A dep, a plum, a cat

The air is changing. It's crisp, it's cool, the wind blows so that running nordic practice in shorts against the failing sun feels sharp in some way. There should be bagpipes in the background. I feel the continent beyond the borders of the island, pressing in in all its vastness. I envision the leaves changing across the Ontario forests, the cold wind across the Yukon plains, the Northern Hemisphere beginning its tilt toward darkness.

I felt this especially at five last night when I took a solitary bike ride through the St Laurent/Prince Arthur area with no goal in mind. It was typical fall weather all around and I enjoyed just wandering and looking around and trying not to get hit by anything or hit anything.

Oh the things you will see!



A canada postal truck, with a beautiful girl on a bike in the foreground.
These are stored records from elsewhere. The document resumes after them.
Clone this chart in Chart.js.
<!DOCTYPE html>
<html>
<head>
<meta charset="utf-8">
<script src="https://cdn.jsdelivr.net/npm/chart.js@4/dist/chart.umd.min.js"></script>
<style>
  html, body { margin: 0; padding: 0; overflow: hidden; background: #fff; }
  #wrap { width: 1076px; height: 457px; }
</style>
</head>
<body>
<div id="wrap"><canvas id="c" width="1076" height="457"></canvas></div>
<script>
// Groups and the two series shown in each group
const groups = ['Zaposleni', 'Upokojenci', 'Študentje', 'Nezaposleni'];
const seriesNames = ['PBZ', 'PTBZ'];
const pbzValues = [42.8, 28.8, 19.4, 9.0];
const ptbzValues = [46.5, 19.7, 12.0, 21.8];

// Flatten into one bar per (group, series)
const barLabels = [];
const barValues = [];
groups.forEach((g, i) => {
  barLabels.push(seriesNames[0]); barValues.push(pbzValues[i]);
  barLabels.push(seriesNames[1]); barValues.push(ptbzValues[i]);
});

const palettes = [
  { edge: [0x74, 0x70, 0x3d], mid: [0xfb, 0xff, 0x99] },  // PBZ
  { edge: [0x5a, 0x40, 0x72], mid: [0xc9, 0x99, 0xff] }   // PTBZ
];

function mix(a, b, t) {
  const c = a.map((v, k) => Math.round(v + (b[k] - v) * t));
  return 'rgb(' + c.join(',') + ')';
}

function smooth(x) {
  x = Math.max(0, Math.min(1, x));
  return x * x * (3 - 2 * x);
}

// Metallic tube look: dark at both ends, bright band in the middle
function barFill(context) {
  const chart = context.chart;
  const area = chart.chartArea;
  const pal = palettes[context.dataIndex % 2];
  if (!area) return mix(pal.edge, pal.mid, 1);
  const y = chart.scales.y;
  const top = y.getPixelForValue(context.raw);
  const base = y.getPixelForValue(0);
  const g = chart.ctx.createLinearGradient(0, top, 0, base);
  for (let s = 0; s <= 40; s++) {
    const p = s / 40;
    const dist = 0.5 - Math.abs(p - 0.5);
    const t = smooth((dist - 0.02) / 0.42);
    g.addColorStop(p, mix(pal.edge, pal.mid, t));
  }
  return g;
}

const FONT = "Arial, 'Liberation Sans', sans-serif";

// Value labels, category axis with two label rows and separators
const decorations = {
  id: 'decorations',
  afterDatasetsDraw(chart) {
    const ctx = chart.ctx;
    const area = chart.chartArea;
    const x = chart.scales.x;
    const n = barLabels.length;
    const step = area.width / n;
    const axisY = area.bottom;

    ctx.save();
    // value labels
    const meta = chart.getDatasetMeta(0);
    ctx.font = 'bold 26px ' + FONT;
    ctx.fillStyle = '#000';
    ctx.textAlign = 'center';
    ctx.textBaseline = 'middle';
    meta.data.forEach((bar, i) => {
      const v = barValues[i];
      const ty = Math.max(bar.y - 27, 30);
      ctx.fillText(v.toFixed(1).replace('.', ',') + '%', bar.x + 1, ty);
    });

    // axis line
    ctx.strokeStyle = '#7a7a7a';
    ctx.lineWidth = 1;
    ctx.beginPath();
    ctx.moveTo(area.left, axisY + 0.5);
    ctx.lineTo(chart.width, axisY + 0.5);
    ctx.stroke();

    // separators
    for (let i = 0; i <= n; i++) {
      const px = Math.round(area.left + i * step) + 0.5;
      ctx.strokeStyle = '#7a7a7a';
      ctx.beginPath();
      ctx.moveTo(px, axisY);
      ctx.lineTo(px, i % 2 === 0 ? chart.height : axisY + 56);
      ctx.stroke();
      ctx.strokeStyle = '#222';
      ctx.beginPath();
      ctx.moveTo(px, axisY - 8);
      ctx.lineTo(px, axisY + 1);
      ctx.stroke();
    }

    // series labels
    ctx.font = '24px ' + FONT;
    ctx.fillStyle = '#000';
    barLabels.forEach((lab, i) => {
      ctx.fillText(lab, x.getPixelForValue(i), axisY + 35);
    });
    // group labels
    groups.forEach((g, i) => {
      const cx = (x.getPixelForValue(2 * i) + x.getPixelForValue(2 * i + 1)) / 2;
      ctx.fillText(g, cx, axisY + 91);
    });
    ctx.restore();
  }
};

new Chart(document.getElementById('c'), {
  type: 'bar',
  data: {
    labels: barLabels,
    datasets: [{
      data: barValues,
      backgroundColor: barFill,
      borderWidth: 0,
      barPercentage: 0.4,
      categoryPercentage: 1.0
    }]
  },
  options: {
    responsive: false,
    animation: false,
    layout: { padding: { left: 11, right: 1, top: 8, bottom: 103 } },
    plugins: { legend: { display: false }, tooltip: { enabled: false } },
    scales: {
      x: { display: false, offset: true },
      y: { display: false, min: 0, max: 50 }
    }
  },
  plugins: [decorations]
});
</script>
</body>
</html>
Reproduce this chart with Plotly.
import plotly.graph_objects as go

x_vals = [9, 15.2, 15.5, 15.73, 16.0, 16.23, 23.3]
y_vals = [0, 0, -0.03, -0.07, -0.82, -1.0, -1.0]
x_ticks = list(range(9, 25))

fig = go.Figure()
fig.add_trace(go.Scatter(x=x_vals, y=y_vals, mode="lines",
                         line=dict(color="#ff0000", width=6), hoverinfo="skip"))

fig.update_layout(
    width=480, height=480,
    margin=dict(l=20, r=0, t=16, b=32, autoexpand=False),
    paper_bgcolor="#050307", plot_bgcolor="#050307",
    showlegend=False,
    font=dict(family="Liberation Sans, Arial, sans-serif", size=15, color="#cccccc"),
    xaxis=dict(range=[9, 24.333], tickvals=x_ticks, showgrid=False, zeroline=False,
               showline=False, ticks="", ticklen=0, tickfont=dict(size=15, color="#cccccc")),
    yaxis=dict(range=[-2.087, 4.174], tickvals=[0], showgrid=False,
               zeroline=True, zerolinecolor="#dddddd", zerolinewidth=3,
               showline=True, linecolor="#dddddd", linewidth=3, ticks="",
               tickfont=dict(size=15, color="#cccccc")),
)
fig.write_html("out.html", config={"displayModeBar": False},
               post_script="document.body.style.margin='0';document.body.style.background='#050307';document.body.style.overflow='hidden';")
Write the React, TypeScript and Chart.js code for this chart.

A depanneur. Beer, wine, and ice cream. Because that's all you need for happiness. Note it doesn't say "a passing organic chemistry grade, a boyfriend named Bob Dylan forty years ago, and a 15-minute 5-k time". Let's stick with the basics here.


A cat, getting all up in my grill. This shot is particularly bad even by my rather abysmal standards, but the cat was soft.


A dog on a roof. I was getting ready to go climb it and save it, but a short guy with a peacoat came up to me and said "Le chien est ok" by which I inferred that all was well in the position of the dog in the world.


A chalk sidewalk proclamation. I wish I still surfed something other than the Internet. I hear the Gauley calling.


Me, sitting on a stoop in the only clothing that was still clean at that point (boxers and an army jacket - it was the day before laundry day, hence what I wore to class, and practice, and dinner) and clutching a tray of cheap plums bought on a whim. I later lost one when trying to capture the cat better. That failed. Never let it be said I don't suffer for my art.

Initially, I typed "from", instead of "for". Freud may have something there.